Given such recent history, mixed in with the current conflict, it is understandably necessary to have the heavy police presence in front of the Russian consulate. And a police presence on Istiklal is pretty normal, since protests involving anything can erupt almost anytime (like with inflation, which in Turkey is well into the double digits nowadays).

Anyway, I stood there only for a few moments, as I did the day before, not wanting to be noticed, to take in the scene inconspicuously. I snapped a couple photos and was on my way. I walked through the Beyoğlu back streets, where in the evenings the bars are lit up and full, and in the summer time people sit at tables long into the night drinking and listening to pulsating local and club music.

But it was only lunchtime and most of the bars were still closed, boarded up. An Irish pub was open, and I went in, sat down and ordered a tall pint of Weihenstephaner, a smooth German draft, and reflected on the past two days. The scene at the two consulates was generally routine, uneventful, but they perhaps serve as portraits of Turkey’s neutral role in the conflict. Still, it’s thought-provoking to realize that you have these two consulates quietly going about their business while just over the Black Sea to the north, the bullets and bombs are flying.

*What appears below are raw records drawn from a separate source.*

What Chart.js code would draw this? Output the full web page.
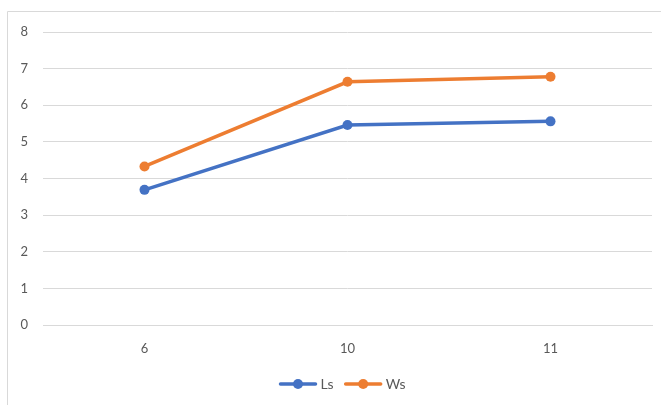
<!DOCTYPE html>
<html>
<head>
<meta charset="utf-8">
<script src="https://cdn.jsdelivr.net/npm/chart.js@4/dist/chart.umd.min.js"></script>
<style>
  html, body { margin: 0; padding: 0; background: #fff; }
  #wrap { width: 661px; height: 405px; position: relative; }
</style>
</head>
<body>
<div id="wrap"><canvas id="c" width="661" height="405"></canvas></div>
<script>
const categories = ['6', '10', '11'];
const lsValues = [3.69, 5.46, 5.56];
const wsValues = [4.33, 6.64, 6.78];
const seriesNames = ['Ls', 'Ws'];
const seriesColors = ['#4472C4', '#ED7D31'];

const FONT = "'Lato', 'Open Sans', sans-serif";

// Outer chart frame (left and top edges)
const framePlugin = {
  id: 'frame',
  beforeDraw(chart) {
    const ctx = chart.ctx;
    ctx.save();
    ctx.strokeStyle = '#D9D9D9';
    ctx.lineWidth = 1;
    ctx.beginPath();
    ctx.moveTo(7.5, 405);
    ctx.lineTo(7.5, 11.5);
    ctx.lineTo(661, 11.5);
    ctx.stroke();
    ctx.restore();
  }
};

// Legend with line + marker swatches, below the axis
const lineLegendPlugin = {
  id: 'lineLegend',
  afterDraw(chart) {
    const ctx = chart.ctx;
    const ds = chart.data.datasets;
    ctx.save();
    ctx.font = '14px ' + FONT;
    ctx.textBaseline = 'middle';
    const sw = 39, gap = 3, itemGap = 10;
    const widths = ds.map(d => sw + gap + ctx.measureText(d.label).width);
    const total = widths.reduce((a, b) => a + b, 0) + itemGap * (ds.length - 1);
    const cx = 342;
    let x = cx - total / 2;
    const y = 384;
    ds.forEach((d, i) => {
      ctx.strokeStyle = d.borderColor;
      ctx.lineWidth = 3.5;
      ctx.lineCap = 'round';
      ctx.beginPath();
      ctx.moveTo(x + 2, y);
      ctx.lineTo(x + sw - 2, y);
      ctx.stroke();
      ctx.fillStyle = d.borderColor;
      ctx.beginPath();
      ctx.arc(x + sw / 2, y, 5, 0, Math.PI * 2);
      ctx.fill();
      ctx.fillStyle = '#595959';
      ctx.textAlign = 'left';
      ctx.fillText(d.label, x + sw + gap, y);
      x += widths[i] + itemGap;
    });
    ctx.restore();
  }
};

new Chart(document.getElementById('c'), {
  type: 'line',
  data: {
    labels: categories,
    datasets: [
      {
        label: seriesNames[0],
        data: lsValues,
        borderColor: seriesColors[0],
        backgroundColor: seriesColors[0],
        borderWidth: 3.5,
        pointRadius: 5,
        pointHoverRadius: 5,
        pointBorderWidth: 0,
        tension: 0
      },
      {
        label: seriesNames[1],
        data: wsValues,
        borderColor: seriesColors[1],
        backgroundColor: seriesColors[1],
        borderWidth: 3.5,
        pointRadius: 5,
        pointHoverRadius: 5,
        pointBorderWidth: 0,
        tension: 0
      }
    ]
  },
  options: {
    responsive: false,
    animation: false,
    layout: { padding: { top: 32, right: 9, bottom: 40, left: 0 } },
    plugins: {
      legend: { display: false },
      tooltip: { enabled: false }
    },
    scales: {
      x: {
        offset: true,
        grid: { display: false, drawTicks: false },
        border: { display: true, color: '#D9D9D9', width: 1 },
        ticks: { color: '#595959', font: { family: FONT, size: 13 }, padding: 16 },
        afterFit(scale) { scale.height = 40; }
      },
      y: {
        min: 0,
        max: 8,
        ticks: { stepSize: 1, color: '#595959', font: { family: FONT, size: 13 }, padding: 15 },
        grid: { color: '#D9D9D9', lineWidth: 1, drawTicks: false },
        border: { display: false },
        afterFit(scale) { scale.width = 43; }
      }
    }
  },
  plugins: [framePlugin, lineLegendPlugin]
});
</script>
</body>
</html>
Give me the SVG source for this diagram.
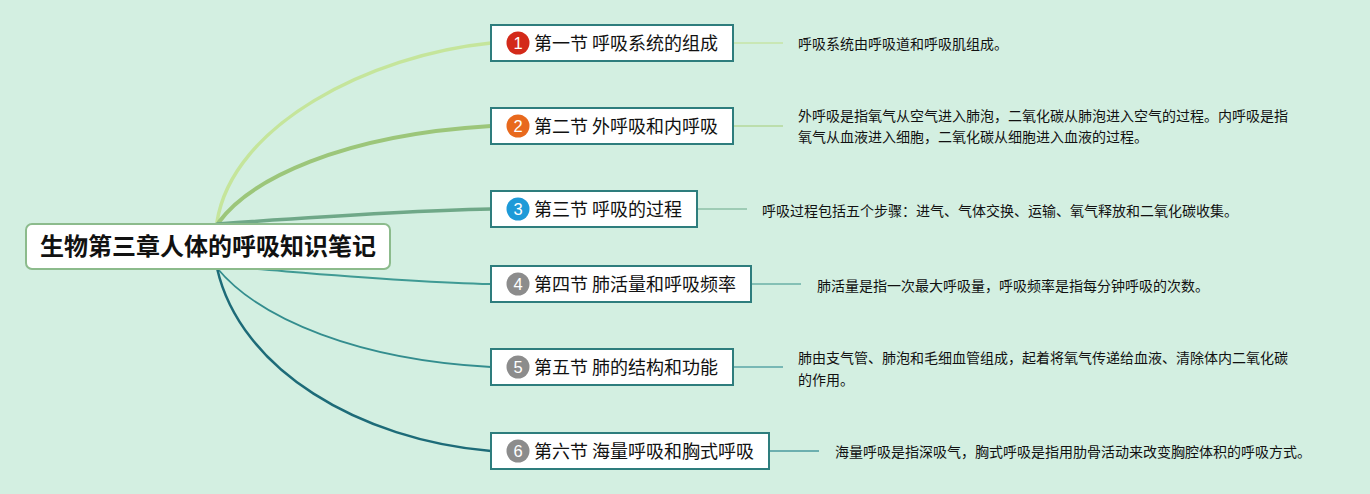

The beer tasted good, and I enjoyed the sunlight that was coming down into the dim backstreets, the people sitting at tables having lunch or coffee. Most places were still closed, but the people were out. I reflected again about how big the city is, having traversed much of it the past two days, from the factories to the far-flung suburbs, to the underbelly of the vast metro network, to the historical center, and you realize that just about anybody is welcome here. That’s a great thing about the city, but the more I reflect about the war to the north, and the quiet here, the more I realize that quiet is a fine, rare and lucky thing if you can ever find it.


James Tressler, a former Lost Coast resident, is a writer and teacher living in Istanbul.